Understanding the difference is an important concept for the exam:
- A primary standard is a highly pure, stable compound that does not absorb moisture or CO₂ from the air. Its solution's concentration is stable and can be determined accurately by weighing the substance and dissolving it in a known volume of solvent. Example: Crystalline Oxalic Acid ((COOH)₂·2H₂O).
- A secondary standard is a substance whose solution concentration is determined by standardising it against a primary standard. These substances are often less pure or reactive with the atmosphere. Example: Potassium permanganate (KMnO₄) or Sodium Hydroxide (NaOH).
4. In the titration of potassium permanganate (KMnO₄) against oxalic acid, why is the solution heated and dilute sulphuric acid added?
This is a common question testing conceptual understanding.

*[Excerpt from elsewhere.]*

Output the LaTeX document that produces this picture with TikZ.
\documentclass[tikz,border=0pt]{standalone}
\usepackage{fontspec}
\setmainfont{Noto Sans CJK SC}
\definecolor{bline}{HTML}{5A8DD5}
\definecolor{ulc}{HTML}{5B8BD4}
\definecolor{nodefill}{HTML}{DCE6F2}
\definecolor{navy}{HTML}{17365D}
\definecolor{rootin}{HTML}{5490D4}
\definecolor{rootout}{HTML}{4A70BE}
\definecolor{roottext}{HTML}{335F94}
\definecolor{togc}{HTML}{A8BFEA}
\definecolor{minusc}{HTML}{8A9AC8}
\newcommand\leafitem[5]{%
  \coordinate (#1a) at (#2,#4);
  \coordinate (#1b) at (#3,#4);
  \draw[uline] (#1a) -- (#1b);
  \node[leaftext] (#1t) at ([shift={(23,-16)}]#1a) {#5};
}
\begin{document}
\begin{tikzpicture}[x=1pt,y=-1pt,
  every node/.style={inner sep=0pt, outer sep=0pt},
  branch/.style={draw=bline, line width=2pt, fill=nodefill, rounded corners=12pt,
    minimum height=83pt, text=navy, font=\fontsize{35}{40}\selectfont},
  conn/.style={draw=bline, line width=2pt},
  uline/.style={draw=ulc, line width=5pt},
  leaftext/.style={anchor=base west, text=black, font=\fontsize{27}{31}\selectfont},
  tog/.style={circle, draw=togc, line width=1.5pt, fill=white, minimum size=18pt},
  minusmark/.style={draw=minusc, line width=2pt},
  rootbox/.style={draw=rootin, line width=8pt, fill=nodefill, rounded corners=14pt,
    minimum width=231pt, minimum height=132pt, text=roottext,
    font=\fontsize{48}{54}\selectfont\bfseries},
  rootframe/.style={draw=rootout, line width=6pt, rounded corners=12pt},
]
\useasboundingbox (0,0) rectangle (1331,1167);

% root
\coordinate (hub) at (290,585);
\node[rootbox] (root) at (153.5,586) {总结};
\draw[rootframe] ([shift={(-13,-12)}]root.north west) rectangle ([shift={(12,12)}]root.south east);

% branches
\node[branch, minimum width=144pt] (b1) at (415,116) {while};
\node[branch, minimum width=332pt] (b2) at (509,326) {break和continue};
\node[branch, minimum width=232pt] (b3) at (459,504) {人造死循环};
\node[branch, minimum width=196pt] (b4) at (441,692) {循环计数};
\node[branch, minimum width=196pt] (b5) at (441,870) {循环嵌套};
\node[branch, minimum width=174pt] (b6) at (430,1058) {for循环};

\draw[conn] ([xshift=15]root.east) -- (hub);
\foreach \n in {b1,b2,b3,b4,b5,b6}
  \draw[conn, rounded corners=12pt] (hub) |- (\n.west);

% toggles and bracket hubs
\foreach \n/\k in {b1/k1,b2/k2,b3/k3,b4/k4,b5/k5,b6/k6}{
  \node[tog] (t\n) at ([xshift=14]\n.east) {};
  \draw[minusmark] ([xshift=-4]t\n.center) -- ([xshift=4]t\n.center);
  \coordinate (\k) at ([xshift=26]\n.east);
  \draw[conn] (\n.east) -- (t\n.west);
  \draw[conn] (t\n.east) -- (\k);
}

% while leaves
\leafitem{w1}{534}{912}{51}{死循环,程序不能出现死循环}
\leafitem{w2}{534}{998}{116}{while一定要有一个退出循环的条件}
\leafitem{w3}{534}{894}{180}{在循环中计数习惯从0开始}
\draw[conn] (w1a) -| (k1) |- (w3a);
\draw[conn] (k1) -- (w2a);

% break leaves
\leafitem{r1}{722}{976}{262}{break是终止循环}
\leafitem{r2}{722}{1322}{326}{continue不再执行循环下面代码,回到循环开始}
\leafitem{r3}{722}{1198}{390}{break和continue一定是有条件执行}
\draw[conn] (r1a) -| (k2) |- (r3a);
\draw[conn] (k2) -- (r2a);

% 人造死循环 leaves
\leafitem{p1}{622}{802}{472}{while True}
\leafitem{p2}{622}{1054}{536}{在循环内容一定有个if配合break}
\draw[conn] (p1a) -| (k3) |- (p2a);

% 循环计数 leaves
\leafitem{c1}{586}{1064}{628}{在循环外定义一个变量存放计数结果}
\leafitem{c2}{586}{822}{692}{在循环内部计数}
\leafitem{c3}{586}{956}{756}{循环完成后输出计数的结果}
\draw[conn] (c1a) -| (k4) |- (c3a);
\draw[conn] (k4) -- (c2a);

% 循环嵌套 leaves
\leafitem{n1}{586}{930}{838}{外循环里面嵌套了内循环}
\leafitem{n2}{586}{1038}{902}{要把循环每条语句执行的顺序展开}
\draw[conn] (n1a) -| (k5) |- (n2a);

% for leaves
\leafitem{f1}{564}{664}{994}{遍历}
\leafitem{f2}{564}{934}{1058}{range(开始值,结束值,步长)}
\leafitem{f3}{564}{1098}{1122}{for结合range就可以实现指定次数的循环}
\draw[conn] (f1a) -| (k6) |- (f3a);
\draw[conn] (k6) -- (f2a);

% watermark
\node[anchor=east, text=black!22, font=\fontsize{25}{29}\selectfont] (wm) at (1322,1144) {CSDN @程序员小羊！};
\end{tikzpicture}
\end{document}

Both steps are crucial for the reaction:
- Heating: The reaction between permanganate ions and oxalate ions is very slow at room temperature. Heating the oxalic acid solution to about 60-70°C provides the necessary activation energy to speed up the reaction rate, allowing the titration to be completed in a reasonable time.

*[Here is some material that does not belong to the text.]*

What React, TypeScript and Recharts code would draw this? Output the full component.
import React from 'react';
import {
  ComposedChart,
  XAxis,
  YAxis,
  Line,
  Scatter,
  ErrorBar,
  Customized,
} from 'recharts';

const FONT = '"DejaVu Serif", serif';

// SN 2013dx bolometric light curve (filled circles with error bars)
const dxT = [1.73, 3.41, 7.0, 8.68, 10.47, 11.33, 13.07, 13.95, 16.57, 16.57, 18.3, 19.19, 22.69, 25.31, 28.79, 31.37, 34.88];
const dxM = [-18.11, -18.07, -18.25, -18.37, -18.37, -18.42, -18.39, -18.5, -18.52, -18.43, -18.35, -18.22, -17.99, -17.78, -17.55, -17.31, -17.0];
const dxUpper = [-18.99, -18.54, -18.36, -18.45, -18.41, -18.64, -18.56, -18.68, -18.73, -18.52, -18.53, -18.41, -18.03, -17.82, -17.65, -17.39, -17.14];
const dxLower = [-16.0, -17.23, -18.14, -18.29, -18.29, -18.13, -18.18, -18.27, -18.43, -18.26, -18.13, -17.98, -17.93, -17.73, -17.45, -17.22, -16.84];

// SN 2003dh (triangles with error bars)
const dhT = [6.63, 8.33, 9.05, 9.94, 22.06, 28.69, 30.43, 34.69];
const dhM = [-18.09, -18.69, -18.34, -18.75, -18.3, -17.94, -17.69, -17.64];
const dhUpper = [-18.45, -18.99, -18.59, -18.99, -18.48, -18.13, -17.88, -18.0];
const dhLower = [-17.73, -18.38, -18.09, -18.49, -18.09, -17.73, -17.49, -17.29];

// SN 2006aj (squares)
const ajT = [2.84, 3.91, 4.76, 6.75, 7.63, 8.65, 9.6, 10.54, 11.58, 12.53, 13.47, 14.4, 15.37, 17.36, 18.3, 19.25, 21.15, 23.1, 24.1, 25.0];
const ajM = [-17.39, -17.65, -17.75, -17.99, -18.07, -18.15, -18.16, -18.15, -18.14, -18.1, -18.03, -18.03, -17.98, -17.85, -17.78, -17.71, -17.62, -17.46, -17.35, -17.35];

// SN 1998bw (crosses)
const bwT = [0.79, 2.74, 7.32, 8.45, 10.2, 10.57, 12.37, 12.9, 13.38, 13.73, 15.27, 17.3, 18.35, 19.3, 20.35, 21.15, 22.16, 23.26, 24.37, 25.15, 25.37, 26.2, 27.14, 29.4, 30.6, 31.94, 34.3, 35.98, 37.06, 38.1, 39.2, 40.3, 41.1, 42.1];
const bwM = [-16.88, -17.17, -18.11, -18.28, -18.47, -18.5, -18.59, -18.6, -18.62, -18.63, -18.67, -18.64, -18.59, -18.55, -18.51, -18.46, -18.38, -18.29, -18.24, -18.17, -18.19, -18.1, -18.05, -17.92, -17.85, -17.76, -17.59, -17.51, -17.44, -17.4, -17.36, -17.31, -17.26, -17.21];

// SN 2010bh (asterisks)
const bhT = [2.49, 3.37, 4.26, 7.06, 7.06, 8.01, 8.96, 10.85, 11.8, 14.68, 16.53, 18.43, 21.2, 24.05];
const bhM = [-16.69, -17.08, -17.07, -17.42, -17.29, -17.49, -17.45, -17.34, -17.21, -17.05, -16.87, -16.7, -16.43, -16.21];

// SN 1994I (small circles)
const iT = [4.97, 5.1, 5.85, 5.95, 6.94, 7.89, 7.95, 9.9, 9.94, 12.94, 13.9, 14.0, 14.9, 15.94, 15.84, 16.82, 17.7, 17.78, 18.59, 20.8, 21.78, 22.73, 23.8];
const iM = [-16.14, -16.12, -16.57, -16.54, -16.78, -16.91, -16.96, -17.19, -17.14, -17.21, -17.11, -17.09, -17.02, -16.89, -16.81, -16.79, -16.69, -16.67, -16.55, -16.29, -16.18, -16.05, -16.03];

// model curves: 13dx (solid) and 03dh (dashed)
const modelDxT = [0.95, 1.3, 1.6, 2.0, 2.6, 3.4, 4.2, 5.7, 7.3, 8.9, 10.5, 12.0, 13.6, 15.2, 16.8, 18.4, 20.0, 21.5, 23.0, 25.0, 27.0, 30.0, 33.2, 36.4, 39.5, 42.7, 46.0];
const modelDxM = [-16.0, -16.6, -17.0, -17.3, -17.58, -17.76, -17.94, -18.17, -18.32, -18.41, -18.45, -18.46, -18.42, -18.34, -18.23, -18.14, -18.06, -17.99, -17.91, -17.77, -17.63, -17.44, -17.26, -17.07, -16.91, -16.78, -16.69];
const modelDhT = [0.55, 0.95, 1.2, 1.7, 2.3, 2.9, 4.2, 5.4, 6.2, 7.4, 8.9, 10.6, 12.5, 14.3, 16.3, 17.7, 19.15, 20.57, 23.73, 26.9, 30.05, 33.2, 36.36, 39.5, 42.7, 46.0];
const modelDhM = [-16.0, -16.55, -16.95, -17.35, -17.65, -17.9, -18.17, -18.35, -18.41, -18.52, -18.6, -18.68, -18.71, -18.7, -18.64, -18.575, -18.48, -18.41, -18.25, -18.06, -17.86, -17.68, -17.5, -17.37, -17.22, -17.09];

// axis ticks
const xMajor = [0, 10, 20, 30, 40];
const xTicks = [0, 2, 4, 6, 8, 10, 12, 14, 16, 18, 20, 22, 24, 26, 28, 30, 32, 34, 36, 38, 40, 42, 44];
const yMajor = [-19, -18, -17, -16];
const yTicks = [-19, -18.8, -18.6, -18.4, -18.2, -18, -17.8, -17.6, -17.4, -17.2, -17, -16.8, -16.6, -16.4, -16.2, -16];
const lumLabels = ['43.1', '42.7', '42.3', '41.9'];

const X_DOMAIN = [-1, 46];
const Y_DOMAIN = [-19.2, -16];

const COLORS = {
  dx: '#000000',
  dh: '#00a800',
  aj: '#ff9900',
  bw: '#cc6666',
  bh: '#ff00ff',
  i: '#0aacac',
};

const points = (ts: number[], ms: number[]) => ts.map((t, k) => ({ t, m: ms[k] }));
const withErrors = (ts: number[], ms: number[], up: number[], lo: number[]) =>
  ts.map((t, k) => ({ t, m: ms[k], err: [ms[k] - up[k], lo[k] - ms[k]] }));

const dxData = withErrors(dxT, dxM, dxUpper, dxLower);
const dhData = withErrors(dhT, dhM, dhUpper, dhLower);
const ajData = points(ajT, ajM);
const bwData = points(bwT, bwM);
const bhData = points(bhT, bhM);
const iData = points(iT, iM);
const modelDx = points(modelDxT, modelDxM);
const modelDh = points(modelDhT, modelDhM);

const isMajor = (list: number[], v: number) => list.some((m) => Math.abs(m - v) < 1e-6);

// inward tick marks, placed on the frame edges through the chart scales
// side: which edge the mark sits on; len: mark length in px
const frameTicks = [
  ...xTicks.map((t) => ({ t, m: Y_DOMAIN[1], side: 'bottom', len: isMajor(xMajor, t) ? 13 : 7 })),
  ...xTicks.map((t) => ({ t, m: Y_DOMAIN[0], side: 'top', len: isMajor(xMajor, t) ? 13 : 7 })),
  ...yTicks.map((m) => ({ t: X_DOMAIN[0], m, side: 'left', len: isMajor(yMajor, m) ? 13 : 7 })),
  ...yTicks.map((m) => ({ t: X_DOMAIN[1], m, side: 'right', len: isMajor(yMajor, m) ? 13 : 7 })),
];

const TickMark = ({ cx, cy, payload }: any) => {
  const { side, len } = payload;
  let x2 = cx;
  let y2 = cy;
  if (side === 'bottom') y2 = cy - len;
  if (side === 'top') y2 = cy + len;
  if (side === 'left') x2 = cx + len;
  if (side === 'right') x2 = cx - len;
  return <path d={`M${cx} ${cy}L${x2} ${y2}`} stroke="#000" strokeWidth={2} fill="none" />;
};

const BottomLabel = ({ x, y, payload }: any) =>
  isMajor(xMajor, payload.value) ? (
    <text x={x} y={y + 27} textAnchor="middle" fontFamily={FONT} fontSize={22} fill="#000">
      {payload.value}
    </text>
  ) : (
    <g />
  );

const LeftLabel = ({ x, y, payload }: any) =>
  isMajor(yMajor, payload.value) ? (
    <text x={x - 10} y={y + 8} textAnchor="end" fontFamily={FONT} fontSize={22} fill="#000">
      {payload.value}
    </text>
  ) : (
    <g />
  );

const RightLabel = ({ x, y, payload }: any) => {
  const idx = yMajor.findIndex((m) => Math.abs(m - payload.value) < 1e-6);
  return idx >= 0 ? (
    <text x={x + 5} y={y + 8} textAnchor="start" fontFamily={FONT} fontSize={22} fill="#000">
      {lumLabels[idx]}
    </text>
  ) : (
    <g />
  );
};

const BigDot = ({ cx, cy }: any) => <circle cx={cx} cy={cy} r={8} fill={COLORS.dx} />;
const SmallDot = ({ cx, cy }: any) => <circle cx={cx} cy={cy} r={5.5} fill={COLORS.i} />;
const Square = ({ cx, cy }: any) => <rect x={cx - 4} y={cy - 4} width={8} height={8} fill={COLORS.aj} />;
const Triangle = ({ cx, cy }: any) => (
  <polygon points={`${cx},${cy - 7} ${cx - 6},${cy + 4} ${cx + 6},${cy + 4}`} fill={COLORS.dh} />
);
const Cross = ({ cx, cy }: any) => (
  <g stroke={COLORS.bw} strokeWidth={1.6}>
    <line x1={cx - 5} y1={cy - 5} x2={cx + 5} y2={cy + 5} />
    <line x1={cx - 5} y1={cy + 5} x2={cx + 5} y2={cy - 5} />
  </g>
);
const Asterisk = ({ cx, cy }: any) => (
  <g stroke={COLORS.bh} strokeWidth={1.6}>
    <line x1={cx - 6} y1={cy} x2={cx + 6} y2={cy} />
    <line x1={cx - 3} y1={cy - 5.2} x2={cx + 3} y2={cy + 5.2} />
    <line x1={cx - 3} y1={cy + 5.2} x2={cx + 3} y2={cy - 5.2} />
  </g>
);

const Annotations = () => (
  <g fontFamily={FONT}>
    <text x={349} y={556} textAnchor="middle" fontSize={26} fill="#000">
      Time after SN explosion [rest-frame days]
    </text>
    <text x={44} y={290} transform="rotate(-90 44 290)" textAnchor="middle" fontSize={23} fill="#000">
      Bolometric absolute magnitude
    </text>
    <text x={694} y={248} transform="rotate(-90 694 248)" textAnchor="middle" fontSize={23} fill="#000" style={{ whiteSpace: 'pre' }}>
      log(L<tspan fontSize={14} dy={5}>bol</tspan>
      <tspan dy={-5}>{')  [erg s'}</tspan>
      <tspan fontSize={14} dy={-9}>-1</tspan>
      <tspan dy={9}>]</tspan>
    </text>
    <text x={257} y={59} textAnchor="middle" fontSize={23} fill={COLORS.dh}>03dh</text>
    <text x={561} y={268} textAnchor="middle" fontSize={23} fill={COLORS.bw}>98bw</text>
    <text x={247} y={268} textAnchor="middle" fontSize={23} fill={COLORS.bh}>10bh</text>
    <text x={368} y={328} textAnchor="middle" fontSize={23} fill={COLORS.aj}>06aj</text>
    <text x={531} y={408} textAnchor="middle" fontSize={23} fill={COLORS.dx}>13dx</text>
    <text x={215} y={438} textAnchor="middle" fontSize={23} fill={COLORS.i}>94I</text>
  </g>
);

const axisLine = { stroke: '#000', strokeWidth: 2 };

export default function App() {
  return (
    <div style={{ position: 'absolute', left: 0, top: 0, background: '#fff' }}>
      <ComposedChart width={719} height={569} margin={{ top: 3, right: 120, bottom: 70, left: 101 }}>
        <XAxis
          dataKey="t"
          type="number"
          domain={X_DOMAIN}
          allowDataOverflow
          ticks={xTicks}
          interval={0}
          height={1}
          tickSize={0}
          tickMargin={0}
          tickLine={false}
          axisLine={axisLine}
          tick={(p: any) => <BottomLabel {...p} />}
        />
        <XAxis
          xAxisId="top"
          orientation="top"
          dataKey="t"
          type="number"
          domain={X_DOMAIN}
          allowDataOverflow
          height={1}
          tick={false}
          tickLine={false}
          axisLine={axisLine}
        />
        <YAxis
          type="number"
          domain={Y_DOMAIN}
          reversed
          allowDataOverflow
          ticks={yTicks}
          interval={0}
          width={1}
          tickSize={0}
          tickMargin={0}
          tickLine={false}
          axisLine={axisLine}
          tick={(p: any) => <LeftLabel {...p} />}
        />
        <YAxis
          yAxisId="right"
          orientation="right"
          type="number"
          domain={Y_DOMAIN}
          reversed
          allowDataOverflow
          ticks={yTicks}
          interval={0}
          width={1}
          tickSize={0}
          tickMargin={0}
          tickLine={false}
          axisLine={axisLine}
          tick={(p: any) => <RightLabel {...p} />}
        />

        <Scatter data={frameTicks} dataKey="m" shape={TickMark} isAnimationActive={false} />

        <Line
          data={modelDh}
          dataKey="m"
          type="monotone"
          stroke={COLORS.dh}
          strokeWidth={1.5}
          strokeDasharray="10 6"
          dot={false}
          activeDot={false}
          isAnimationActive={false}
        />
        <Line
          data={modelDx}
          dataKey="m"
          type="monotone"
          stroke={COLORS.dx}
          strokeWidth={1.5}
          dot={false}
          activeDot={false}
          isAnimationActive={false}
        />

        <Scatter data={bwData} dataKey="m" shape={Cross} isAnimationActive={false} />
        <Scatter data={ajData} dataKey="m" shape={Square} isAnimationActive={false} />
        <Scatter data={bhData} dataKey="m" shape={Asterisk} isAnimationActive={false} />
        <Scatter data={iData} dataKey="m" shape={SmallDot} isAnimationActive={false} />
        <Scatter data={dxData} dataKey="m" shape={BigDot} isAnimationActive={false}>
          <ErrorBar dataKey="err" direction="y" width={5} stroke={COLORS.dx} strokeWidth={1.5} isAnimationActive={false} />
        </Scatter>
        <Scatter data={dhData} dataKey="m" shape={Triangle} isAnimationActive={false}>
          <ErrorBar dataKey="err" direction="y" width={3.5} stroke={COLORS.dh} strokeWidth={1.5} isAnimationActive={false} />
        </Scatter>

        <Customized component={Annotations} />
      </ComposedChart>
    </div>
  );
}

- Adding Dilute H₂SO₄: The oxidation by KMnO₄ requires an acidic medium (H⁺ ions). Dilute H₂SO₄ is used specifically because it is a strong acid that does not interfere with the reaction. HCl is avoided as KMnO₄ can oxidise Cl⁻ ions to Cl₂, and HNO₃ is avoided as it is an oxidising agent itself.
5. Explain the concept of an 'auto-catalyst' with reference to the KMnO₄ vs. oxalic acid titration.
An auto-catalyst is a product of a reaction that also acts as a catalyst for that same reaction. In the titration of KMnO₄ with oxalic acid, the reaction is initially slow. As KMnO₄ is reduced, Manganese(II) ions (Mn²⁺) are formed. These Mn²⁺ ions then catalyse the subsequent reaction between permanganate and oxalate ions, causing the rate of reaction to increase as the titration proceeds. This is why the first drop of KMnO₄ takes longer to decolourise than the subsequent drops.
6. What is the fundamental difference between the 'endpoint' and the 'equivalence point' in a titration?
While often used interchangeably, these terms have distinct meanings, which is a key concept for viva questions.
- The equivalence point is a theoretical point where the moles of the titrant added are stoichiometrically equal to the moles of the analyte in the solution. It is the exact point of reaction completion.
- The endpoint is the practical, observable point in the titration where a physical change occurs, typically a colour change from an indicator, signifying that the reaction is complete.
Ideally, the endpoint should be as close as possible to the equivalence point for an accurate result.
7. How do you select the correct indicator for an acid-base titration? For example, which indicator is suitable for titrating sodium carbonate with hydrochloric acid?
The correct indicator is chosen based on its pH range of colour change. This range must coincide with the sharp pH change that occurs at the equivalence point of the titration. For the titration of a strong acid (HCl) with a weak base (Na₂CO₃), the equivalence point lies in the acidic range (pH < 7). Therefore, methyl orange, which changes colour in the pH range of 3.1 to 4.4, is the suitable indicator. Phenolphthalein would not be suitable as its pH range (8.2-10) is in the basic region.
8. Why is the burette rinsed with the titrant solution, but the conical flask is not rinsed with the analyte solution?
This procedural question tests the core principle of measurement in titration.
- The burette is rinsed with the titrant (e.g., KMnO₄) to remove any water droplets that would otherwise dilute the titrant, changing its accurately known concentration and leading to an incorrect reading.
- The conical flask should not be rinsed with the analyte (e.g., oxalic acid solution) because doing so would add an unknown, unmeasured amount of the analyte to the flask. This would mean more titrant is required to neutralise it, leading to a significant error in the final calculation. The flask is only rinsed with distilled water.
9. Does adding distilled water to the conical flask during titration affect the final result? Explain why or why not.
No, adding distilled water to the conical flask during a titration does not affect the final result. The calculation (a₁M₁V₁ = a₂M₂V₂) depends on the initial number of moles of the analyte taken in the flask (calculated from M₁ and V₁ of the solution measured by the pipette). Adding water only increases the total volume and decreases the analyte's concentration, but it does not change the actual amount (moles) of the substance that needs to be neutralised. The volume of titrant required from the burette will remain the same.